Born and raised an Italian Masshole, I currently work and live in New Hampshire as a registered nurse. My love and intrigue for the 18th century and the American Revolution began at a young age, because of where I grew up. Literally.

The house next door was built in the 18th century and overlooked the yard I played in as child; the same yard I took my wedding photos in, May of 2015. Facing south as all colonial homes did, I’ve literally lived in that house’s watchful gaze. As a little girl, I often wondered about the amass of land the house was built on–an old apple orchard. My house, built in the 1970s, was built upon that orchard, along with several other homes. But as I grew older, I began wondering about the first family to inhabit that old house. How many children played in the very fields I played in? How many animals did they raise on their farm? Did they celebrate birthdays and play in the snow?

I was beguiled and infatuated. So, I looked into the history of the house and my old colonial town. We were founded in 1623 as farm land for the neighboring coastal town. And the house next door was built in 1783–the year the Treaty of Paris was signed in France, officially recognizing us as freed and independent nation.

I soon learned that the family who inhabited the house had relatives that were accused of witchcraft in the previous century in Salem. My town had a few women to be convicted, as did the surrounding towns.

But nothing held my intrigue like Boston. My city. The landscape of that town has been so altered over the past two centuries that if Dr. Warren and Sam Adams were alive today, they wouldn’t recognize the old peninsula-that-was-practically-an-island they once called ‘home’. It just simply isn’t there. With all the land fill, concrete and soaring steel buildings, there is hardly anything left. Except the infamous mass of Boston’s winding, nonsensical streets, particularly in the North End. Those are original to the uneven, hilly landscape that was the Shawmut peninsula.

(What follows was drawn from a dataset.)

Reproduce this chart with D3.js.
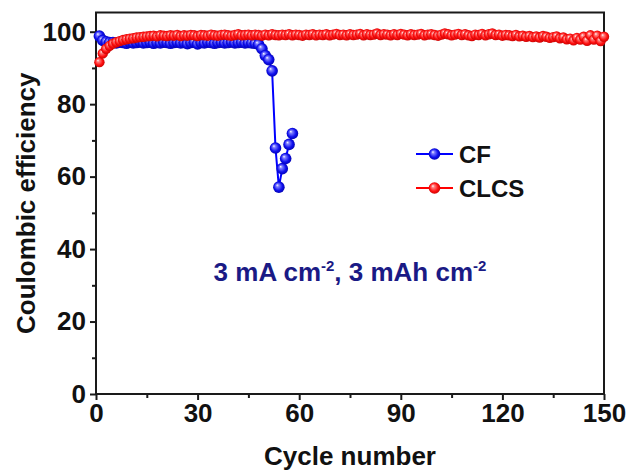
<!DOCTYPE html>
<html>
<head>
<meta charset="utf-8">
<script src="https://cdn.jsdelivr.net/npm/d3@7"></script>
<style>
html,body{margin:0;padding:0;background:#fff;}
svg{display:block;}
text{font-family:"Liberation Sans",Arial,sans-serif;font-weight:bold;}
</style>
</head>
<body>
<script>
// ---- data ----
const xTicks = [0, 30, 60, 90, 120, 150];
const yTicks = [0, 20, 40, 60, 80, 100];
const seriesNames = ["CF", "CLCS"];

const cfCycles = d3.range(1, 59);
const cfValues = [
  98.8, 97.6, 97.2, 97.0,
  97.0, 96.9, 97.1, 97.0, 96.8, 97.1, 96.9, 97.0, 97.2, 96.9,
  97.0, 97.1, 96.8, 97.0, 96.9, 97.1, 97.0, 96.8, 97.0, 97.1,
  96.9, 97.0, 96.7, 97.0, 97.1, 96.6, 97.0, 96.9, 97.1, 97.0,
  96.8, 97.0, 97.1, 96.9, 97.0, 97.2, 96.9, 97.0, 97.1, 96.9,
  97.0, 96.9,
  96.8, 96.5, 95.3, 93.4, 92.3, 89.2, 67.9, 57.1, 62.2, 65.0, 68.9, 71.9
];

const clcsCycles = d3.range(1, 151);
const clcsValues = [
  91.6, 94.0, 95.3, 96.1, 96.7, 97.1, 97.4, 97.7, 97.9, 98.1,
  98.2, 98.4, 98.5, 98.6, 98.7,
  98.8, 98.9, 98.7, 99.0, 98.9, 98.8, 99.0, 98.9, 99.1, 98.8,
  99.0, 98.9, 99.1, 99.0, 98.8, 99.1, 99.0, 98.9, 99.2, 99.0,
  98.9, 99.1, 99.2, 99.0, 98.9, 99.1, 99.3, 99.0, 99.1, 99.2,
  99.0, 99.2, 99.1, 98.9, 99.2, 99.0, 99.3, 99.1, 99.0, 99.2,
  99.1, 99.3, 99.0, 99.2, 99.1, 98.9, 99.2, 99.1, 99.3, 99.0,
  99.2, 99.1, 99.3, 99.0, 99.2, 99.4, 99.1, 99.2, 99.0, 99.3,
  99.1, 99.2, 99.4, 99.0, 99.3, 99.1, 99.2, 99.5, 99.1, 99.3,
  99.2, 99.0, 99.3, 99.1, 99.4, 99.2, 99.0, 99.3, 99.1, 99.2,
  99.4, 99.0, 99.2, 99.3, 99.1, 98.9, 99.2, 99.5, 99.3, 99.0,
  99.2, 99.4, 99.1, 99.3, 99.0, 98.8, 99.2, 99.1, 99.4, 99.0,
  99.3, 99.5, 99.1, 99.2, 98.9, 99.1, 99.0, 98.8, 99.1, 98.7,
  98.9, 98.6, 98.8, 98.5, 98.7, 98.4, 98.8, 98.6, 98.3, 98.5,
  98.7, 98.2, 98.4, 97.9, 98.1, 97.6, 98.3, 97.8, 98.6, 97.5,
  99.0, 97.8, 98.9, 97.4, 98.6
];

// ---- layout ----
const W = 628, H = 472;
const L = 96, R = 604, T = 12.5, B = 394;

const svg = d3.select("body").append("svg").attr("width", W).attr("height", H);

const x = d3.scaleLinear().domain([0, 150]).range([L, R]);
const y = d3.scaleLinear().domain([0, 105.3]).range([B, T]);

// gradients
const defs = svg.append("defs");
function grad(id, base, light, dark) {
  const g = defs.append("radialGradient").attr("id", id)
    .attr("cx", "50%").attr("cy", "50%").attr("r", "55%")
    .attr("fx", "35%").attr("fy", "32%");
  g.append("stop").attr("offset", "0%").attr("stop-color", "#ffffff");
  g.append("stop").attr("offset", "22%").attr("stop-color", light);
  g.append("stop").attr("offset", "65%").attr("stop-color", base);
  g.append("stop").attr("offset", "100%").attr("stop-color", dark);
}
grad("gBlue", "#1010ee", "#8080ff", "#0000a8");
grad("gRed", "#ff1010", "#ff8080", "#c00000");

// axes
const axisColor = "#1a1a1a";
const xAxis = svg.append("g").attr("transform", `translate(0,${B})`)
  .call(d3.axisBottom(x).tickValues(xTicks).tickSize(6).tickPadding(4).tickFormat(d3.format("d")));
const xMinor = svg.append("g").attr("transform", `translate(0,${B})`)
  .call(d3.axisBottom(x).tickValues([15, 45, 75, 105, 135]).tickSize(4).tickFormat(""));
const yAxis = svg.append("g").attr("transform", `translate(${L},0)`)
  .call(d3.axisLeft(y).tickValues(yTicks).tickSize(6).tickPadding(4).tickFormat(d3.format("d")));
const yMinor = svg.append("g").attr("transform", `translate(${L},0)`)
  .call(d3.axisLeft(y).tickValues([10, 30, 50, 70, 90]).tickSize(4).tickFormat(""));

[xAxis, xMinor, yAxis, yMinor].forEach(g => {
  g.select(".domain").remove();
  g.selectAll("line").attr("stroke", axisColor).attr("stroke-width", 2);
  g.selectAll("text").attr("fill", "#111").style("font-size", "26px")
   .style("font-family", '"Liberation Sans",Arial,sans-serif').style("font-weight", "bold");
});

// frame
svg.append("rect").attr("x", L).attr("y", T).attr("width", R - L).attr("height", B - T)
  .attr("fill", "none").attr("stroke", axisColor).attr("stroke-width", 2);

// axis titles
svg.append("text").attr("x", (L + R) / 2).attr("y", 465).attr("text-anchor", "middle")
  .style("font-size", "26px").attr("fill", "#111").text("Cycle number");
svg.append("text").attr("transform", `translate(35,${(T + B) / 2}) rotate(-90)`)
  .attr("text-anchor", "middle").style("font-size", "26px").attr("fill", "#111")
  .text("Coulombic efficiency");

// series
const cfData = cfCycles.map((c, i) => ({c, v: cfValues[i]}));
const clcsData = clcsCycles.map((c, i) => ({c, v: clcsValues[i]}));
const line = d3.line().x(d => x(d.c)).y(d => y(d.v));

const plot = svg.append("g");
plot.append("path").datum(cfData).attr("d", line).attr("fill", "none")
  .attr("stroke", "#0000ff").attr("stroke-width", 2);
plot.selectAll(".cf").data(cfData).enter().append("circle").attr("class", "cf")
  .attr("cx", d => x(d.c)).attr("cy", d => y(d.v)).attr("r", 5.8).attr("fill", "url(#gBlue)");

plot.append("path").datum(clcsData).attr("d", line).attr("fill", "none")
  .attr("stroke", "#ff0000").attr("stroke-width", 2);
plot.selectAll(".cl").data(clcsData).enter().append("circle").attr("class", "cl")
  .attr("cx", d => x(d.c)).attr("cy", d => y(d.v)).attr("r", 5.2).attr("fill", "url(#gRed)");

// legend
const legend = svg.append("g");
const legColors = ["#0000ff", "#ff0000"];
const legGrad = ["url(#gBlue)", "url(#gRed)"];
seriesNames.forEach((name, i) => {
  const ly = 154 + i * 34;
  legend.append("line").attr("x1", 416).attr("x2", 453).attr("y1", ly).attr("y2", ly)
    .attr("stroke", legColors[i]).attr("stroke-width", 2);
  legend.append("circle").attr("cx", 434.5).attr("cy", ly).attr("r", 5.8).attr("fill", legGrad[i]);
  legend.append("text").attr("x", 459).attr("y", ly + 8.5).style("font-size", "24px")
    .attr("fill", "#111").text(name);
});

// annotation
const ann = svg.append("text").attr("x", 350).attr("y", 281).attr("text-anchor", "middle")
  .style("font-size", "26px").attr("fill", "#1a1a85");
ann.append("tspan").text("3 mA cm");
ann.append("tspan").attr("dy", -10).style("font-size", "15px").text("-2");
ann.append("tspan").attr("dy", 10).text(", 3 mAh cm");
ann.append("tspan").attr("dy", -10).style("font-size", "15px").text("-2");
</script>
</body>
</html>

And so in my junior year of high school, I did it. Compelled and driven by my insatiable love for the times, I started a novel that takes place during the American War for Independence. And today, my manuscript is nearly finished. My dream is to have it published.

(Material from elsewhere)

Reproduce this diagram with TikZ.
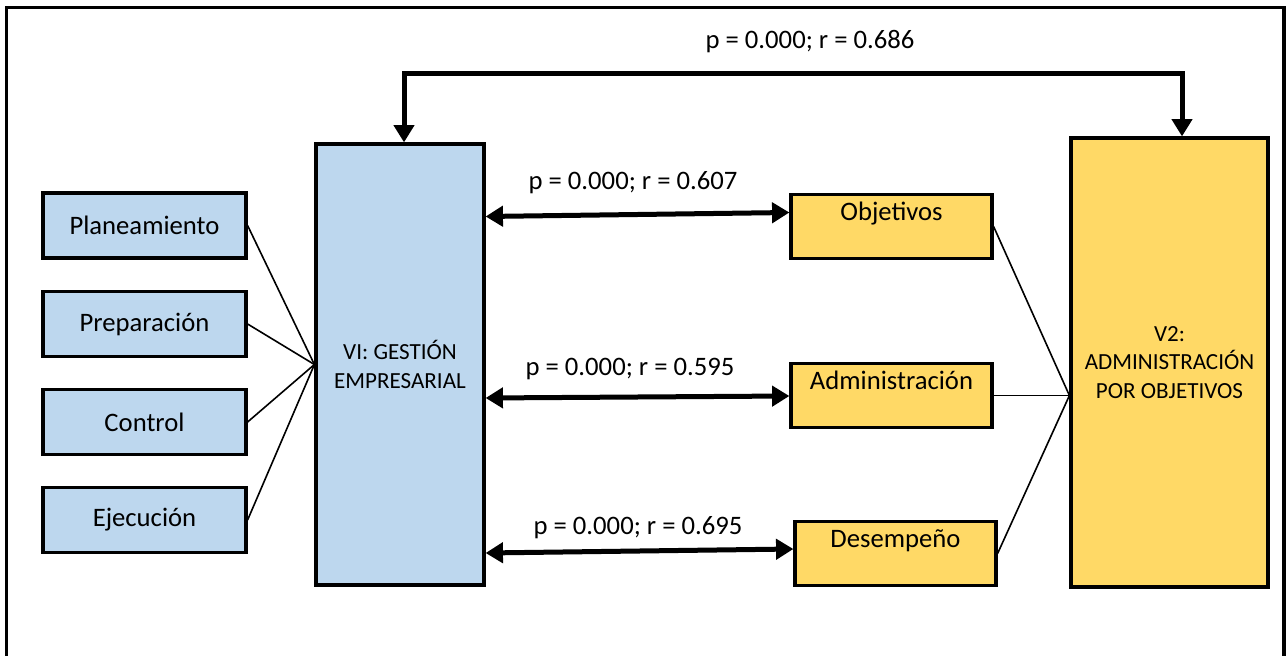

So I spend my time at the hospital, working nights on a progressive care unit (cardiac at heart), and I spend much of my free time working on my novel and reading other books. My joys in life include food, food, drink, food and drink. My family is everything to me, and my friends reassure me why life is worth living. My husband is my rock and confidante, and also a nurse. Together, we bitch and moan and support each other through the tough times at work. Though this blog, you will hear of my complaints, my triumphs, my sorrows and my joys through my life at work. You will also learn a lot about New England, Boston, and of course, the American Revolution and the 18th century.

Welcome to JOIN, or DIE. I hope you learn a lot about yourself in the process of reading and discovery.